More Auntie Zeituni news: Bush administration lifted rule. But why?

Update Feb. 3rd:  More here on Auntie.

Updating the news from earlier today, the Associated Press now tells us:

The Bush administration quietly withdrew in the weeks after Barack Obama’s election a new rule requiring high-level approval before federal agents nationwide could arrest fugitive immigrants. The future for Obama’s aunt, who had been living in the country illegally, will be determined at an immigration court hearing in April.

…The directive from Immigration and Customs Enforcement expressed concerns about “negative media or congressional interest,” according to a newly disclosed federal document obtained by The Associated Press. The department lifted the immigration order weeks later, on Nov. 26.

And then on December 17 a judge stayed Auntie’s deportation order, and reopened her asylum case on December 30. Her hearing will be April 1 in Boston.

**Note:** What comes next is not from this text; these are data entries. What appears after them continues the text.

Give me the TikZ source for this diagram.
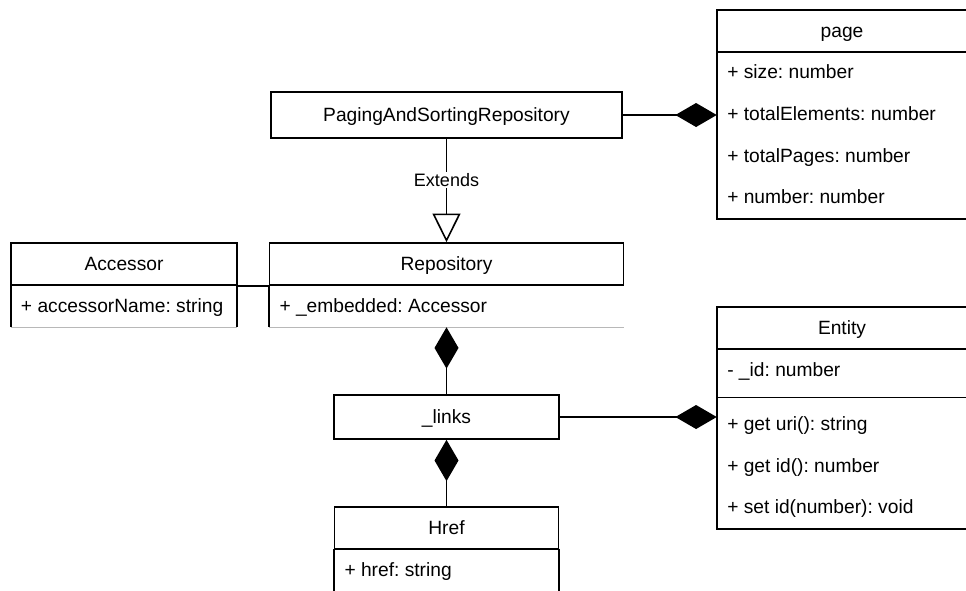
\documentclass[tikz,border=0pt]{standalone}
\usepackage{fontspec}
\setmainfont{Liberation Sans}
\usetikzlibrary{arrows.meta}
\frenchspacing
% one drawing unit = one pixel of the layout grid
\def\pu{0.75pt}
\tikzset{
  line/.style={line width=1.2pt, draw=black},
  txt/.style={font=\fontsize{14.4}{17}\selectfont, text height=0.9em, text depth=0pt},
  box/.style={txt, draw, line width=1.2pt, fill=white, inner sep=0pt},
  area/.style={inner sep=0pt},
  attr/.style={txt, anchor=west, inner sep=0pt},
  faint/.style={line width=0.75pt, draw=black!28},
  lbl/.style={font=\fontsize{13.5}{16}\selectfont, text height=0.9em, text depth=0pt, fill=white, inner sep=1.5pt},
  comp/.style={line, -{Diamond[length=31pt, width=18pt, fill=black]}},
  gen/.style={line, -{Triangle[open, length=21.5pt, width=21pt, fill=white]}},
}
\begin{document}
\begin{tikzpicture}[x=0.75pt, y=-0.75pt]
\useasboundingbox (0,0) rectangle (966,590);

% ---- classes ----
\node[box, minimum width=351*\pu, minimum height=46*\pu] (psr) at (446.5,115) {PagingAndSortingRepository};

\node[box, minimum width=354*\pu, minimum height=42*\pu] (repoH) at (446.5,264) {Repository};
\node[area, minimum width=354*\pu, minimum height=42*\pu] (repoB) at (446.5,306) {};
\node[attr] (repoA) at ([xshift=10*\pu]repoB.west) {+ \_embedded: Accessor};

\node[box, minimum width=226*\pu, minimum height=42*\pu] (accH) at (124,264) {Accessor};
\node[area, minimum width=226*\pu, minimum height=42*\pu] (accB) at (124,306) {};
\node[attr] (accA) at ([xshift=10*\pu]accB.west) {+ accessorName: string};

\node[box, minimum width=225*\pu, minimum height=44*\pu] (links) at (446.5,417) {\_links};

\node[box, minimum width=224*\pu, minimum height=42*\pu] (hrefH) at (446.5,528) {Href};
\node[area, minimum width=224*\pu, minimum height=42*\pu] (hrefB) at (446.5,570) {};
\node[attr] (hrefA) at ([xshift=10*\pu]hrefB.west) {+ href: string};

\node[box, minimum width=250*\pu, minimum height=42*\pu] (pageH) at (842,31) {page};
\node[area, minimum width=250*\pu, minimum height=167*\pu] (pageB) at (842,135.5) {};
\node[attr] (pg1) at (727,72.8)  {+ size: number};
\node[attr] (pg2) at (727,114.4) {+ totalElements: number};
\node[attr] (pg3) at (727,156)   {+ totalPages: number};
\node[attr] (pg4) at (727,197.6) {+ number: number};

\node[box, minimum width=250*\pu, minimum height=42*\pu] (entH) at (842,328) {Entity};
\node[area, minimum width=250*\pu, minimum height=42*\pu] (entA) at (842,370) {};
\node[area, minimum width=250*\pu, minimum height=13*\pu] (entS) at (842,397.5) {};
\node[area, minimum width=250*\pu, minimum height=125*\pu] (entM) at (842,466.5) {};
\node[attr] (en0) at (727,370)   {- \_id: number};
\node[attr] (en1) at (727,424.6) {+ get uri(): string};
\node[attr] (en2) at (727,466.2) {+ get id(): number};
\node[attr] (en3) at (727,507.8) {+ set id(number): void};

% ---- compartment borders ----
\draw[line] (repoB.north west) -- (repoB.south west);
\draw[faint] (repoB.south west) -- (repoB.south east);
\draw[line] (accB.north west) -- (accB.south west);
\draw[line] (accB.north east) -- (accB.south east);
\draw[faint] (accB.south west) -- (accB.south east);
\draw[line] (hrefB.north west) -- (hrefB.south west);
\draw[line] (hrefB.north east) -- (hrefB.south east);
\draw[line] (pageB.north west) -- (pageB.south west) -- (pageB.south east);
\draw[line] (entA.north west) -- (entM.south west) -- (entM.south east);
\draw[line] (entS.west) -- (entS.east);

% ---- relations ----
\draw[gen] (psr.south) -- node[lbl, pos=0.4] {Extends} (psr.south |- repoH.north);
\draw[comp] (psr.east) -- (psr.east -| pageB.west);
\draw[line] (accH.south east) -- (repoH.south west);
\draw[comp] (links.north) -- (links.north |- repoB.south);
\draw[comp] (hrefH.north) -- (hrefH.north |- links.south);
\draw[comp] (links.east) -- (links.east -| entM.west);
\end{tikzpicture}
\end{document}
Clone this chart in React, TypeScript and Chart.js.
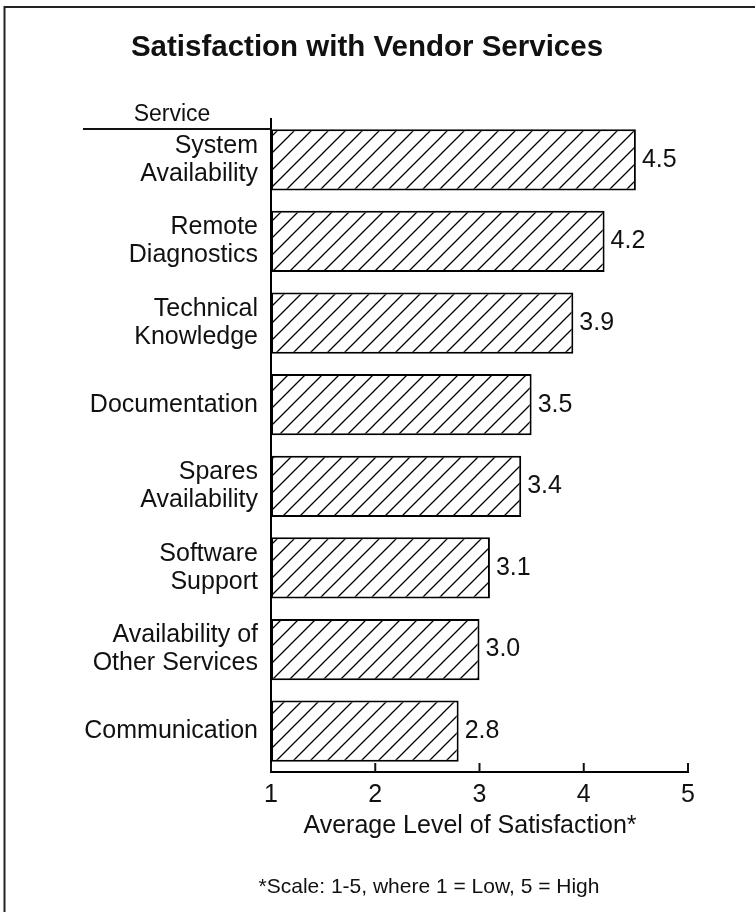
import React, { useEffect, useRef } from "react";
import { Chart, registerables } from "chart.js";

Chart.register(...registerables);

const categories: string[][] = [
  ["System", "Availability"],
  ["Remote", "Diagnostics"],
  ["Technical", "Knowledge"],
  ["Documentation"],
  ["Spares", "Availability"],
  ["Software", "Support"],
  ["Availability of", "Other Services"],
  ["Communication"],
];
const satisfaction: number[] = [4.5, 4.2, 3.9, 3.5, 3.4, 3.1, 3.0, 2.8];
const valueLabels: string[] = ["4.5", "4.2", "3.9", "3.5", "3.4", "3.1", "3.0", "2.8"];
const xTicks: number[] = [1, 2, 3, 4, 5];

const TITLE = "Satisfaction with Vendor Services";
const AXIS_HEADER = "Service";
const X_TITLE = "Average Level of Satisfaction*";
const FOOTNOTE = "*Scale: 1-5, where 1 = Low, 5 = High";

const FONT = "'Liberation Sans', Arial, Helvetica, sans-serif";

function makeHatch(): CanvasPattern | string {
  const s = 17;
  const c = document.createElement("canvas");
  c.width = s;
  c.height = s;
  const g = c.getContext("2d");
  if (!g) return "#fff";
  g.fillStyle = "#ffffff";
  g.fillRect(0, 0, s, s);
  g.strokeStyle = "#000";
  g.lineWidth = 1.3;
  g.beginPath();
  g.moveTo(-1, s + 1);
  g.lineTo(s + 1, -1);
  g.moveTo(-2, 2);
  g.lineTo(2, -2);
  g.moveTo(s - 2, s + 2);
  g.lineTo(s + 2, s - 2);
  g.stroke();
  const p = g.createPattern(c, "repeat");
  return p || "#fff";
}

export default function App() {
  const ref = useRef<HTMLCanvasElement | null>(null);

  useEffect(() => {
    document.body.style.margin = "0";
    const canvas = ref.current;
    if (!canvas) return;

    const decorations = {
      id: "decorations",
      beforeDraw(chart: any) {
        const ctx = chart.ctx;
        ctx.save();
        ctx.fillStyle = "#ffffff";
        ctx.fillRect(0, 0, chart.width, chart.height);
        ctx.restore();
      },
      afterDraw(chart: any) {
        const ctx = chart.ctx;
        const xs = chart.scales.x;
        const area = chart.chartArea;
        ctx.save();
        // frame
        ctx.strokeStyle = "#222";
        ctx.lineWidth = 2;
        ctx.beginPath();
        ctx.moveTo(4.5, chart.height);
        ctx.lineTo(4.5, 7);
        ctx.lineTo(chart.width, 7);
        ctx.stroke();

        // title
        ctx.fillStyle = "#111";
        ctx.textAlign = "center";
        ctx.textBaseline = "middle";
        ctx.font = `bold 29.5px ${FONT}`;
        ctx.fillText(TITLE, 367, 48);

        // Service header + line
        ctx.font = `23px ${FONT}`;
        ctx.fillText(AXIS_HEADER, 172, 115);
        ctx.lineWidth = 2;
        ctx.strokeStyle = "#111";
        ctx.beginPath();
        ctx.moveTo(83, area.top + 10);
        ctx.lineTo(area.left, area.top + 10);
        ctx.stroke();

        // tick marks (inward)
        ctx.lineWidth = 2;
        xTicks.forEach((v) => {
          const px = xs.getPixelForValue(v);
          ctx.beginPath();
          ctx.moveTo(px, area.bottom);
          ctx.lineTo(px, area.bottom - 9);
          ctx.stroke();
        });

        // value labels
        ctx.font = `25px ${FONT}`;
        ctx.textAlign = "left";
        ctx.textBaseline = "middle";
        const meta = chart.getDatasetMeta(0);
        meta.data.forEach((bar: any, i: number) => {
          ctx.fillText(valueLabels[i], bar.x + 6, bar.y);
        });

        // x title
        ctx.textAlign = "center";
        ctx.fillText(X_TITLE, 470, 826);

        // footnote
        ctx.font = `21px ${FONT}`;
        ctx.fillText(FOOTNOTE, 429, 887);
        ctx.restore();
      },
    };

    const chart = new Chart(canvas, {
      type: "bar",
      data: {
        labels: categories,
        datasets: [
          {
            data: satisfaction,
            base: 1,
            backgroundColor: makeHatch() as any,
            borderColor: "#000",
            borderWidth: 2,
            borderSkipped: false,
            barPercentage: 0.75,
            categoryPercentage: 1,
          } as any,
        ],
      },
      options: {
        indexAxis: "y",
        responsive: false,
        animation: false,
        devicePixelRatio: 1,
        layout: { padding: { top: 119, right: 67, bottom: 0, left: 0 } },
        plugins: {
          legend: { display: false },
          tooltip: { enabled: false },
          title: { display: false },
        },
        scales: {
          x: {
            type: "linear",
            min: 1,
            max: 5,
            afterFit(scale: any) {
              scale.height = 140;
            },
            afterBuildTicks(scale: any) {
              scale.ticks = xTicks.map((v) => ({ value: v }));
            },
            grid: { display: false, drawTicks: false },
            border: { display: true, color: "#000", width: 2 },
            ticks: {
              padding: 8,
              color: "#111",
              font: { family: FONT, size: 25 },
              callback: (v: any) => String(v),
            },
          },
          y: {
            type: "category",
            afterFit(scale: any) {
              scale.width = 271;
            },
            grid: { display: false, drawTicks: false },
            border: { display: true, color: "#000", width: 2 },
            ticks: {
              padding: 13,
              color: "#111",
              font: { family: FONT, size: 25, lineHeight: 1.12 },
              autoSkip: false,
            },
          },
        },
      },
      plugins: [decorations],
    } as any);

    return () => chart.destroy();
  }, []);

  return (
    <div style={{ width: 755, height: 912 }}>
      <canvas ref={ref} width={755} height={912} style={{ display: "block" }} />
    </div>
  );
}
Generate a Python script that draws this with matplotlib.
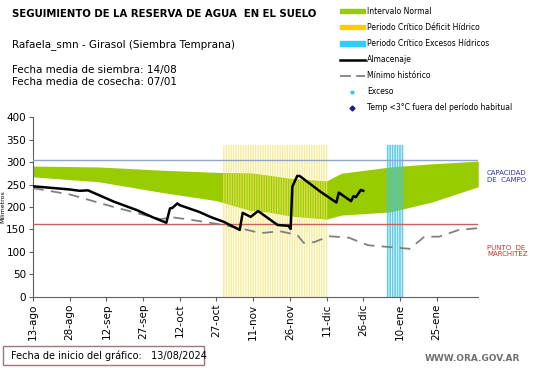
import matplotlib
matplotlib.use("Agg")
import matplotlib.pyplot as plt
from matplotlib.patches import Patch, Rectangle
from matplotlib.lines import Line2D

# days since 13/08/2024
tick_days = [0, 15, 30, 45, 60, 75, 90, 105, 120, 135, 150, 165]
tick_labels = ["13-ago", "28-ago", "12-sep", "27-sep", "12-oct", "27-oct",
               "11-nov", "26-nov", "11-dic", "26-dic", "10-ene", "25-ene"]

band_days = [0, 27, 52, 75, 89, 96, 105, 120, 126, 146, 163, 182]
band_top = [291, 289, 282, 277, 276, 271, 264, 258, 275, 289, 296, 302]
band_low = [267, 256, 233, 214, 192, 189, 180, 173, 182, 189, 211, 245]

alm_days = [0, 15, 19, 22.5, 33, 42.5, 49, 54.5, 56, 57, 59, 60, 68, 72.5, 78,
            84.5, 85.7, 89, 92, 100, 104.5, 105.3, 106, 108, 109, 117.5, 124,
            125, 130, 131, 132, 134, 135]
alm_vals = [246, 239, 236, 237, 212, 193, 177, 165, 197, 198, 208, 204, 189,
            178, 167, 149, 187, 178, 191, 160, 158, 151, 245, 269, 269, 234,
            210, 232, 213, 224, 222, 238, 236]

min_days = [0, 15, 33, 52, 57, 64, 78, 86, 93, 101, 108, 110.7, 115, 121, 129,
            137, 150, 154, 160, 166, 174, 182]
min_vals = [242, 228, 200, 173, 177, 172, 160, 151, 142, 146, 138, 120, 122,
            135, 132, 115, 109, 107, 134, 134, 149, 153]

deficit_start, deficit_end = 78, 120
exceso_start, exceso_end = 145, 151
capacidad = 305
marchitez = 162

fig = plt.figure(figsize=(5.41, 3.68), dpi=100)
ax = fig.add_axes([0.061, 0.193, 0.823, 0.489])

ax.fill_between(band_days, band_low, band_top, color="#99cc00", lw=0, zorder=1)
for d in range(deficit_start, deficit_end + 1):
    ax.vlines(d, 0, 338, color="#f2e46a", lw=1.0, alpha=0.7, zorder=2, snap=False)
for d in range(exceso_start, exceso_end + 1):
    ax.vlines(d, 0, 338, color="#44c4e4", lw=1.2, alpha=0.85, zorder=2, snap=False)

ax.axhline(capacidad, color="#8fa6cc", lw=1.0, zorder=3)
ax.axhline(marchitez, color="#c8605c", lw=1.0, zorder=3)
ax.plot(min_days, min_vals, color="#808080", lw=1.3, dashes=(6, 4), zorder=4)
ax.plot(alm_days, alm_vals, color="black", lw=1.8, zorder=5)

ax.set_xlim(0, 182)
ax.set_ylim(0, 400)
ax.set_yticks(range(0, 401, 50))
ax.set_xticks(tick_days)
ax.set_xticklabels(tick_labels, rotation=90)
ax.tick_params(labelsize=7.5, length=3, color="#606060", pad=2)
for s in ["top", "right"]:
    ax.spines[s].set_visible(False)
for s in ["left", "bottom"]:
    ax.spines[s].set_color("#606060")
ax.set_ylabel("Milímetros", fontsize=4.5, labelpad=1)

fig.text(0.022, 0.962, "SEGUIMIENTO DE LA RESERVA DE AGUA  EN EL SUELO",
         fontsize=7.3, fontweight="bold", va="center")
fig.text(0.022, 0.878, "Rafaela_smn - Girasol (Siembra Temprana)", fontsize=7.5, va="center")
fig.text(0.022, 0.81, "Fecha media de siembra: 14/08", fontsize=7.5, va="center")
fig.text(0.022, 0.777, "Fecha media de cosecha: 07/01", fontsize=7.5, va="center")

fig.text(0.9, 0.52, "CAPACIDAD\nDE  CAMPO", fontsize=5, color="#3333aa",
         va="center", linespacing=1.1)
fig.text(0.9, 0.318, "PUNTO  DE\nMARCHITEZ", fontsize=5, color="#cc3333",
         va="center", linespacing=1.1)

handles = [
    Patch(color="#99cc00"),
    Patch(color="#ffcc00"),
    Patch(color="#33ccff"),
    Line2D([], [], color="black", lw=1.8),
    Line2D([], [], color="#808080", lw=1.3, dashes=(6, 3)),
    Line2D([], [], ls="", marker="o", ms=2, color="#33ccee"),
    Line2D([], [], ls="", marker="D", ms=2.5, color="#1a1aa0"),
]
labels = ["Intervalo Normal", "Periodo Crítico Déficit Hídrico",
          "Periodo Crítico Excesos Hídricos", "Almacenaje", "Mínimo histórico",
          "Exceso", "Temp <3°C fuera del período habitual"]
fig.legend(handles, labels, loc="upper left", bbox_to_anchor=(0.615, 1.0),
           frameon=False, fontsize=5.5, handlelength=3.3, handleheight=0.5,
           labelspacing=0.93, handletextpad=0.3)

fig.patches.append(Rectangle((0.006, 0.008), 0.372, 0.052, transform=fig.transFigure,
                             fill=False, edgecolor="#9a7a7a", lw=1.0))
fig.text(0.02, 0.034, "Fecha de inicio del gráfico:   13/08/2024", fontsize=7, va="center")
fig.text(0.785, 0.027, "WWW.ORA.GOV.AR", fontsize=6.5, color="#707070",
         va="center", fontweight="bold")

fig.savefig("out.png", dpi=100)
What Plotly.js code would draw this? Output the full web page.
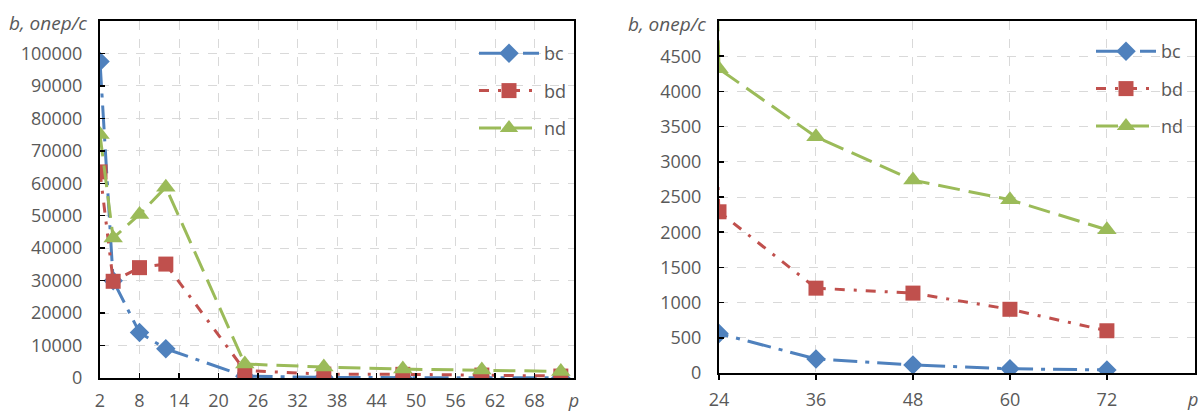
<!DOCTYPE html>
<html>
<head>
<meta charset="utf-8">
<script src="https://cdn.plot.ly/plotly-3.0.1.min.js"></script>
<style>html,body{margin:0;padding:0;background:#fff;}#chart{width:1200px;height:412px;}</style>
</head>
<body>
<div id="chart"></div>
<script>
// Data
const pValues = [2, 4, 8, 12, 24, 36, 48, 60, 72];
const bcValues = [97500, 30000, 14000, 9000, 560, 200, 115, 60, 43];
const bdValues = [63500, 29800, 34000, 35100, 2290, 1205, 1135, 905, 600];
const ndValues = [75000, 43100, 50400, 58800, 4320, 3355, 2740, 2460, 2035];
const seriesNames = ["bc", "bd", "nd"];
const leftXTicks = [2, 8, 14, 20, 26, 32, 38, 44, 50, 56, 62, 68, 74];
const leftXTickText = ["2", "8", "14", "20", "26", "32", "38", "44", "50", "56", "62", "68", "<i>p</i>"];
const leftYTicks = [0, 10000, 20000, 30000, 40000, 50000, 60000, 70000, 80000, 90000, 100000];
const rightXTicks = [24, 36, 48, 60, 72];
const rightYTicks = [0, 500, 1000, 1500, 2000, 2500, 3000, 3500, 4000, 4500];
const yTitle = "<i>b, опер/с</i>";

const colors = ["#4F81BD", "#C0504D", "#9BBB59"];
const dashes = ["24px,8px,4px,8px", "10px,9px,3px,9px", "22px,9px"];
const symbols = ["diamond", "square", "triangle-up"];
const sizes = [15, 15, 17];
const values = [bcValues, bdValues, ndValues];

const traces = [];
for (let side = 0; side < 2; side++) {
  for (let i = 0; i < 3; i++) {
    traces.push({
      type: "scatter",
      mode: "lines+markers",
      x: pValues,
      y: values[i],
      name: seriesNames[i],
      xaxis: side === 0 ? "x" : "x2",
      yaxis: side === 0 ? "y" : "y2",
      legend: side === 0 ? "legend" : "legend2",
      legendgroup: "g" + side + i,
      line: {color: colors[i], width: 3, dash: dashes[i]},
      marker: {symbol: symbols[i], size: sizes[i], color: colors[i], line: {width: 0}},
      cliponaxis: true
    });
  }
}

const tickFont = {family: "Open Sans, sans-serif", size: 18, color: "#595959"};
const titleFont = {family: "Open Sans, sans-serif", size: 19, color: "#595959"};
const gridCommon = {
  showgrid: true, gridcolor: "#D9D9D9", gridwidth: 1, griddash: "dash",
  showline: true, linecolor: "#000", linewidth: 2, mirror: true,
  zeroline: false, tickfont: tickFont, tickcolor: "#000", ticklen: 5, tickwidth: 1.5,
  tickformat: "d"
};

const legendCommon = {
  font: {family: "Open Sans, sans-serif", size: 18, color: "#595959"},
  bgcolor: "rgba(0,0,0,0)", borderwidth: 0,
  itemwidth: 60, traceorder: "grouped", tracegroupgap: 11,
  xanchor: "left", yanchor: "top"
};

const layout = {
  width: 1200, height: 412,
  margin: {l: 0, r: 0, t: 0, b: 0},
  paper_bgcolor: "#fff", plot_bgcolor: "#fff",
  showlegend: true,
  xaxis: Object.assign({}, gridCommon, {
    domain: [100/1200, 574/1200], range: [2, 74], anchor: "y",
    tickmode: "array", tickvals: leftXTicks, ticktext: leftXTickText,
    ticks: "inside", ticklabelstandoff: 5
  }),
  yaxis: Object.assign({}, gridCommon, {
    domain: [34/412, 391/412], range: [0, 110000], anchor: "x",
    tickmode: "array", tickvals: leftYTicks,
    ticks: "inside", ticklabelstandoff: 12
  }),
  xaxis2: Object.assign({}, gridCommon, {
    domain: [719/1200, 1195/1200], range: [24, 82.9], anchor: "y2",
    tickmode: "array", tickvals: rightXTicks,
    ticks: "outside", ticklabelstandoff: 4
  }),
  yaxis2: Object.assign({}, gridCommon, {
    domain: [39/412, 391/412], range: [0, 5000], anchor: "x2",
    tickmode: "array", tickvals: rightYTicks,
    ticks: "inside", ticklabelstandoff: 12
  }),
  legend: Object.assign({}, legendCommon, {x: 474/1200, y: 1 - 35/412}),
  legend2: Object.assign({}, legendCommon, {x: 1091/1200, y: 1 - 33/412}),
  annotations: [
    {text: yTitle, xref: "paper", yref: "paper", x: 89/1200, y: 1 - 23/412,
     xanchor: "right", yanchor: "middle", showarrow: false, font: titleFont},
    {text: yTitle, xref: "paper", yref: "paper", x: 708/1200, y: 1 - 24/412,
     xanchor: "right", yanchor: "middle", showarrow: false, font: titleFont},
    {text: "<i>p</i>", xref: "paper", yref: "paper", x: 1192/1200, y: 1 - 399/412,
     xanchor: "center", yanchor: "middle", showarrow: false, font: tickFont}
  ]
};

Plotly.newPlot("chart", traces, layout, {staticPlot: true, displayModeBar: false});
</script>
</body>
</html>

ICE, the immigration agency, doesn’t seem to know what it’s doing.

The immigration directive was lifted weeks after the election, according to an internal e-mail provided Monday by Immigration and Customs Enforcement. ICE spokeswoman Kelly Nantel previously had told the AP the directive was still in place, and the White House told the AP late Sunday that Obama would consider whether to overturn it.

And does anyone have an explanation why the order was put in place at all and then lifted? It seemed that Bush wanted to spare Obama possible embarrassment, but then why lift the order?

The AP article is on the MSNBC web site and has a number of links to previous stories on Auntie Zeituni, including the Obama campaign’s reaction to the first news about her.